What to produce = Starting with the first line below, extract each line through the one that contains "const TXT = '#595959';", inclusive, excluding pictures.

Given data =
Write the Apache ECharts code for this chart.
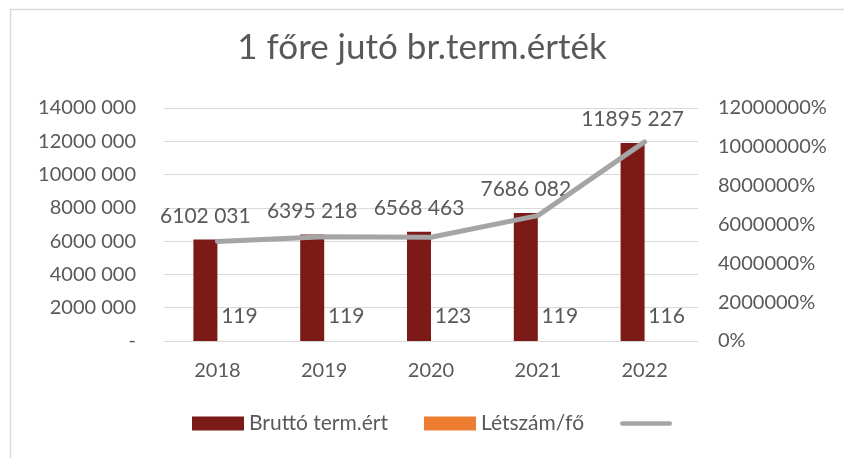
<!DOCTYPE html>
<html>
<head>
<meta charset="utf-8">
<script src="https://cdn.jsdelivr.net/npm/echarts@6/dist/echarts.min.js"></script>
<style>html,body{margin:0;padding:0;background:#fff;}#c{width:844px;height:458px;}</style>
</head>
<body>
<div id="c"></div>
<script>
const categories = ['2018', '2019', '2020', '2021', '2022'];
const brutto = [6102031, 6395218, 6568463, 7686082, 11895227];
const letszam = [119, 119, 123, 119, 116];
const perFo = [51277, 53741, 53402, 64589, 102545];
const titleText = '1 főre jutó br.term.érték';
const seriesNames = ['Bruttó term.ért', 'Létszám/fő', ' '];

const FONT = 'Lato';
const TXT = '#595959';

function fmtThousands(v) {
  if (v === 0) return '-';
  v = Math.round(v);
  if (v < 1000) return String(v);
  const hi = Math.floor(v / 1000);
  const lo = String(v % 1000).padStart(3, '0');
  return hi + ' ' + lo;
}

const chart = echarts.init(document.getElementById('c'), null, {renderer: 'canvas'});
chart.setOption({
  backgroundColor: '#ffffff',
  animation: false,
  graphic: [{
    type: 'rect',
    shape: {x: 10.5, y: 9.5, width: 900, height: 600},
    style: {fill: 'none', stroke: '#d9d9d9', lineWidth: 1.5},
    silent: true, z: -10
  }],
  title: {
    text: titleText,
    left: 'center',
    top: 30,
    padding: 0,
    textStyle: {fontFamily: FONT, fontSize: 35, fontWeight: 'normal', color: TXT}
  },
  legend: {
    left: 192,
    top: 413,
    padding: 0,
    itemWidth: 52,
    itemHeight: 14,
    itemGap: 36,
    textStyle: {fontFamily: FONT, fontSize: 21, color: TXT},
    data: [
      {name: seriesNames[0], icon: 'rect'},
      {name: seriesNames[1], icon: 'rect'},
      {name: seriesNames[2], icon: 'path://M2.5,0 H53.5 A2.5,2.5 0 0 1 53.5,5 H2.5 A2.5,2.5 0 0 1 2.5,0 Z'}
    ]
  },
  grid: {left: 164, right: 146, top: 108, bottom: 117},
  xAxis: {
    type: 'category',
    data: categories,
    axisLine: {lineStyle: {color: '#d9d9d9', width: 1}},
    axisTick: {show: false},
    axisLabel: {fontFamily: FONT, fontSize: 20, color: TXT, margin: 20}
  },
  yAxis: [{
    type: 'value',
    min: 0, max: 14000000, interval: 2000000,
    axisLine: {show: false},
    axisTick: {show: false},
    splitLine: {lineStyle: {color: '#d9d9d9', width: 1}},
    axisLabel: {fontFamily: FONT, fontSize: 20, color: TXT, margin: 28, formatter: fmtThousands}
  }, {
    type: 'value',
    min: 0, max: 120000, interval: 20000,
    axisLine: {show: false},
    axisTick: {show: false},
    splitLine: {show: false},
    axisLabel: {fontFamily: FONT, fontSize: 20, color: TXT, margin: 20,
      formatter: v => (v * 100) + '%'}
  }],
  series: [{
    name: seriesNames[0],
    type: 'bar',
    data: brutto,
    barWidth: 24,
    barGap: '0%',
    itemStyle: {color: '#7B1A16'},
    label: {show: true, position: 'top', distance: 13, fontFamily: FONT, fontSize: 21, color: TXT,
      formatter: p => fmtThousands(p.value)}
  }, {
    name: seriesNames[1],
    type: 'bar',
    data: letszam,
    barWidth: 24,
    barGap: '0%',
    itemStyle: {color: '#ED7D31'},
    label: {show: true, position: 'top', distance: 14, offset: [10, 0], fontFamily: FONT, fontSize: 21, color: TXT}
  }, {
    name: seriesNames[2],
    type: 'line',
    yAxisIndex: 1,
    data: perFo,
    symbol: 'none',
    lineStyle: {color: '#A5A5A5', width: 5, cap: 'round', join: 'round'},
    itemStyle: {color: '#A5A5A5'},
    z: 3
  }]
});
</script>
</body>
</html>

Task result =
Write the Apache ECharts code for this chart.
<!DOCTYPE html>
<html>
<head>
<meta charset="utf-8">
<script src="https://cdn.jsdelivr.net/npm/echarts@6/dist/echarts.min.js"></script>
<style>html,body{margin:0;padding:0;background:#fff;}#c{width:844px;height:458px;}</style>
</head>
<body>
<div id="c"></div>
<script>
const categories = ['2018', '2019', '2020', '2021', '2022'];
const brutto = [6102031, 6395218, 6568463, 7686082, 11895227];
const letszam = [119, 119, 123, 119, 116];
const perFo = [51277, 53741, 53402, 64589, 102545];
const titleText = '1 főre jutó br.term.érték';
const seriesNames = ['Bruttó term.ért', 'Létszám/fő', ' '];

const FONT = 'Lato';
const TXT = '#595959';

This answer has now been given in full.